Without the pictures, extract every line from the start of the material to the line containing "plt.rcParams['font.family'] = ['Liberation", both ends included.
--- BEGIN ---
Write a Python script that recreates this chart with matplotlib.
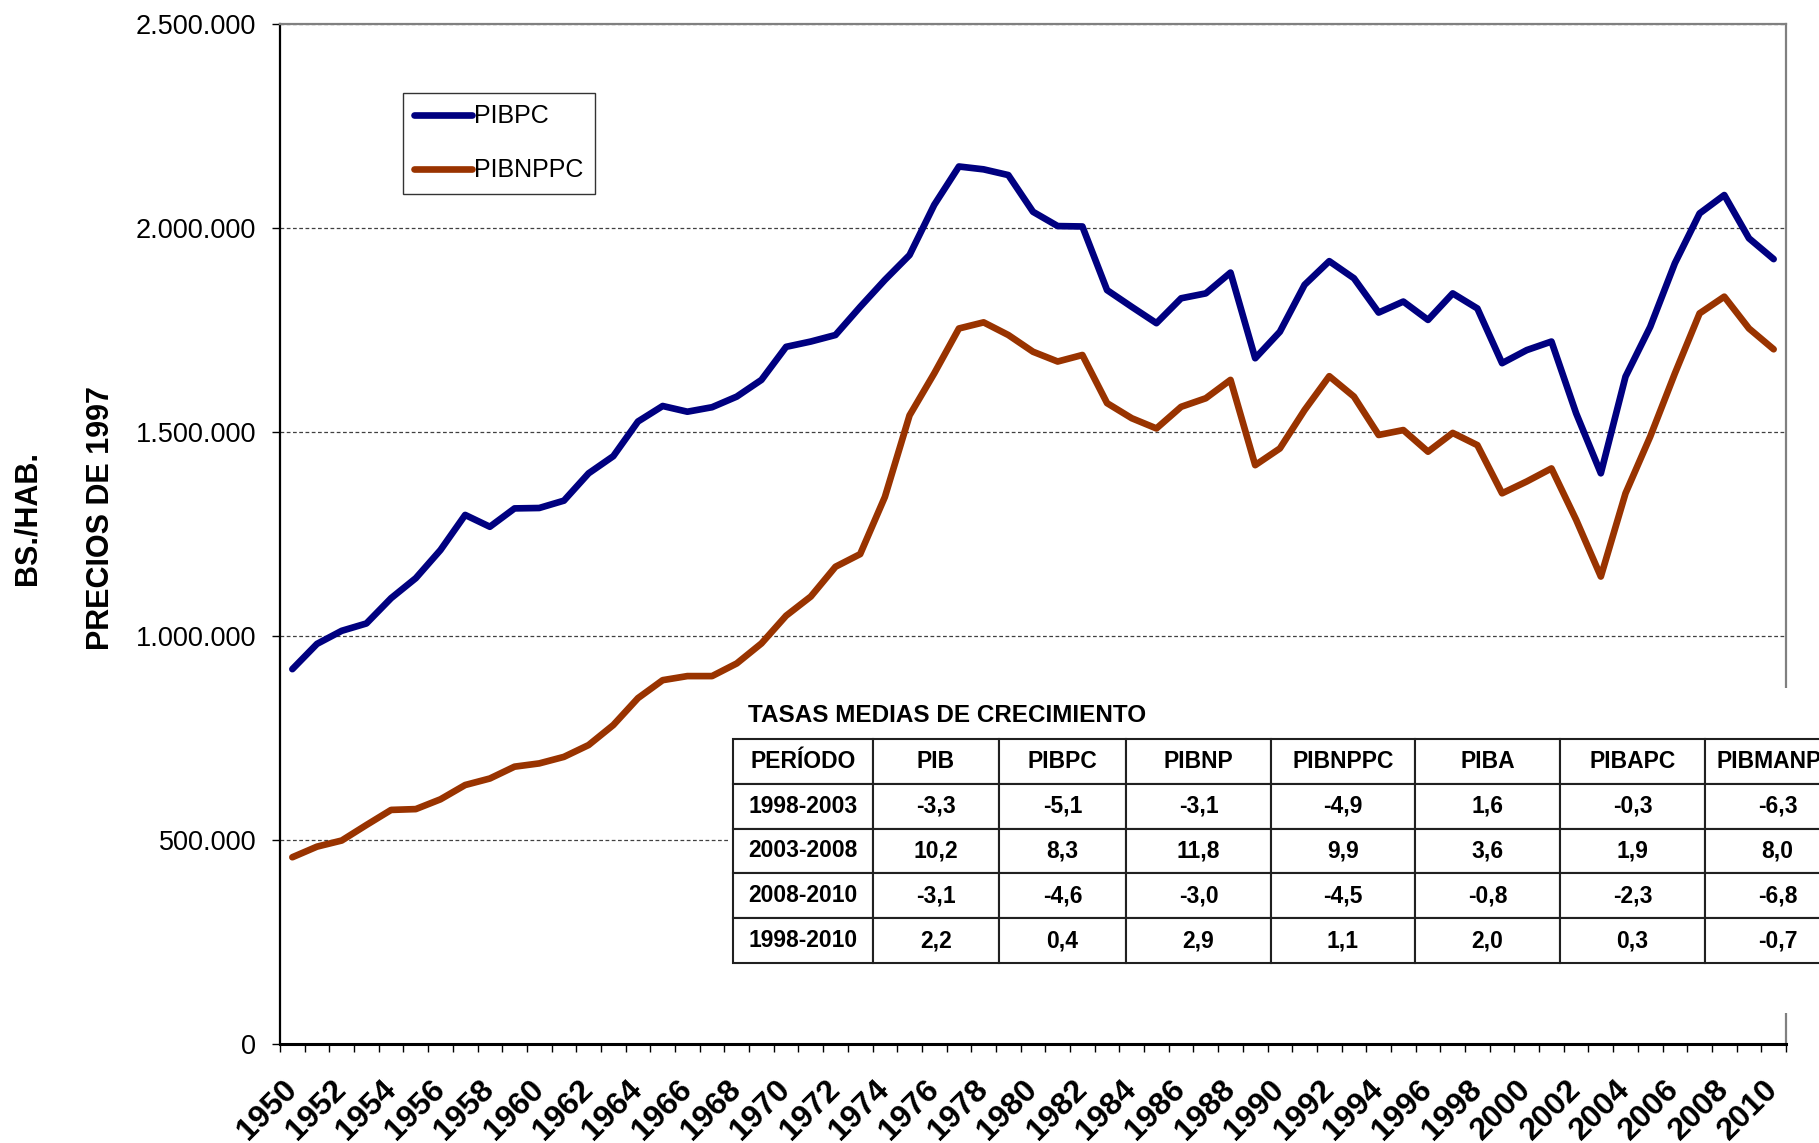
import matplotlib
matplotlib.use('Agg')
import matplotlib.pyplot as plt
from matplotlib.patches import Rectangle
from matplotlib.ticker import FuncFormatter
import numpy as np

plt.rcParams['font.family'] = ['Liberation Sans', 'DejaVu Sans']

# datos (miles de Bs./hab., precios de 1997)
years = list(range(1950, 2011))
pibpc = [918, 980, 1012, 1030, 1092, 1141, 1210, 1296, 1267, 1312,
         1313, 1331, 1398, 1440, 1525, 1563, 1549, 1560, 1586, 1627,
         1708, 1721, 1737, 1806, 1872, 1933, 2056, 2150, 2143, 2129,
         2039, 2004, 2003, 1847, 1806, 1766, 1827, 1839, 1890, 1680,
         1745, 1860, 1918, 1876, 1792, 1819, 1774, 1839, 1802, 1668,
         1700, 1721, 1545, 1398, 1635, 1757, 1913, 2035, 2080, 1974,
         1923]
pibnppc = [457, 483, 498, 536, 573, 575, 599, 634, 650, 679,
           687, 703, 732, 781, 847, 891, 901, 901, 932, 981,
           1049, 1096, 1169, 1200, 1340, 1540, 1643, 1753, 1768, 1737,
           1696, 1672, 1688, 1570, 1533, 1508, 1561, 1582, 1627, 1418,
           1459, 1553, 1636, 1586, 1492, 1504, 1451, 1497, 1467, 1349,
           1378, 1410, 1284, 1145, 1349, 1488, 1643, 1790, 1831, 1753,
           1702]

# tabla de tasas medias de crecimiento
col_labels = ['PERÍODO', 'PIB', 'PIBPC', 'PIBNP', 'PIBNPPC', 'PIBA', 'PIBAPC', 'PIBMANPC']
periods = ['1998-2003', '2003-2008', '2008-2010', '1998-2010']
rate_pib = [-3.3, 10.2, -3.1, 2.2]
rate_pibpc = [-5.1, 8.3, -4.6, 0.4]
rate_pibnp = [-3.1, 11.8, -3.0, 2.9]
rate_pibnppc = [-4.9, 9.9, -4.5, 1.1]
rate_piba = [1.6, 3.6, -0.8, 2.0]
rate_pibapc = [-0.3, 1.9, -2.3, 0.3]
rate_pibmanpc = [-6.3, 8.0, -6.8, -0.7]

BLUE = '#000080'
BROWN = '#993300'

fig = plt.figure(figsize=(18.19, 11.43), dpi=100)
ax = fig.add_axes([280/1819, 99.3/1143, 1506/1819, 1020/1143])

ys1 = np.array(pibpc) * 1000
ys2 = np.array(pibnppc) * 1000
ax.plot(years, ys1, color=BLUE, lw=4.8, solid_capstyle='round', solid_joinstyle='round', label='PIBPC', zorder=2)
ax.plot(years, ys2, color=BROWN, lw=4.8, solid_capstyle='round', solid_joinstyle='round', label='PIBNPPC', zorder=2)

ax.set_xlim(1949.5, 2010.5)
ax.set_ylim(0, 2500000)
ax.set_yticks(np.arange(0, 2500001, 500000))
ax.yaxis.set_major_formatter(FuncFormatter(lambda v, p: f'{int(v):,}'.replace(',', '.')))
ax.tick_params(axis='y', length=6, width=1, pad=11, labelsize=19.5, color='black')
ax.yaxis.grid(True, linestyle=(0, (3, 2)), color='#404040', lw=0.9)
ax.set_axisbelow(True)

# ticks entre categorias, etiquetas cada dos años
ax.set_xticks([y - 0.5 for y in years] + [2010.5])
ax.set_xticklabels([])
ax.tick_params(axis='x', which='major', length=6, width=1, color='black')
even_years = [y for y in years if y % 2 == 0]
ax.set_xticks(even_years, minor=True)
ax.set_xticklabels([str(y) for y in even_years], minor=True, rotation=45,
                   ha='right', va='center', rotation_mode='anchor',
                   fontsize=23, fontweight='bold')
ax.tick_params(axis='x', which='minor', length=0, pad=30)

for s in ['top', 'right']:
    ax.spines[s].set_color('#808080')
    ax.spines[s].set_linewidth(1.6)
ax.spines['left'].set_linewidth(1.6)
ax.spines['bottom'].set_linewidth(2.2)

leg = ax.legend(loc='upper left', bbox_to_anchor=(403/1819, 1 - 93/1143),
                bbox_transform=fig.transFigure, fontsize=18, fancybox=False,
                edgecolor='black', borderpad=0.45, labelspacing=1.2,
                handlelength=2.3, handletextpad=0.1, borderaxespad=0)
leg.get_frame().set_linewidth(1.0)

fig.text(27.5/1819, 1 - 518/1143, 'BS./HAB.', rotation=90, fontsize=22,
         fontweight='bold', ha='center', va='center')
fig.text(101/1819, 1 - 518/1143, 'PRECIOS DE 1997', rotation=90, fontsize=22,
         fontweight='bold', ha='center', va='center')

# fondo blanco de la tabla
ax.add_patch(Rectangle(((729 - 280) / 1506, 0.030), 0.8, 0.319, transform=ax.transAxes,
                       fc='white', ec='none', zorder=3, clip_on=False))

ax.text((748 - 280) / 1506, (1043.7 - 716) / 1020, 'TASAS MEDIAS DE CRECIMIENTO',
        transform=ax.transAxes, fontsize=17.5, fontweight='bold',
        ha='left', va='center', zorder=6)

fmt = lambda v: f'{v:.1f}'.replace('.', ',')
rate_cols = [rate_pib, rate_pibpc, rate_pibnp, rate_pibnppc, rate_piba, rate_pibapc, rate_pibmanpc]
cell_text = [[periods[i]] + [fmt(c[i]) for c in rate_cols] for i in range(len(periods))]
col_px = [140, 126, 127, 145, 144, 145, 145, 145]
tbl = ax.table(cellText=cell_text, colLabels=col_labels, cellLoc='center',
               colWidths=[w / 1506 for w in col_px],
               bbox=[(733 - 280) / 1506, (1043.7 - 963) / 1020,
                     sum(col_px) / 1506, (963 - 739) / 1020])
tbl.auto_set_font_size(False)
tbl.set_zorder(5)
tbl.set_clip_on(False)
for (r, c), cell in tbl.get_celld().items():
    cell.set_edgecolor('#202020')
    cell.set_linewidth(1.5)
    cell.set_facecolor('white')
    cell.PAD = 0.02
    cell.get_text().set_fontsize(16.5)
    cell.get_text().set_fontweight('bold')
    cell.set_clip_on(False)

fig.savefig('out.png', dpi=100)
--- END ---
* [Reply]:
Write a Python script that recreates this chart with matplotlib.
import matplotlib
matplotlib.use('Agg')
import matplotlib.pyplot as plt
from matplotlib.patches import Rectangle
from matplotlib.ticker import FuncFormatter
import numpy as np

plt.rcParams['font.family'] = ['Liberation Sans', 'DejaVu Sans']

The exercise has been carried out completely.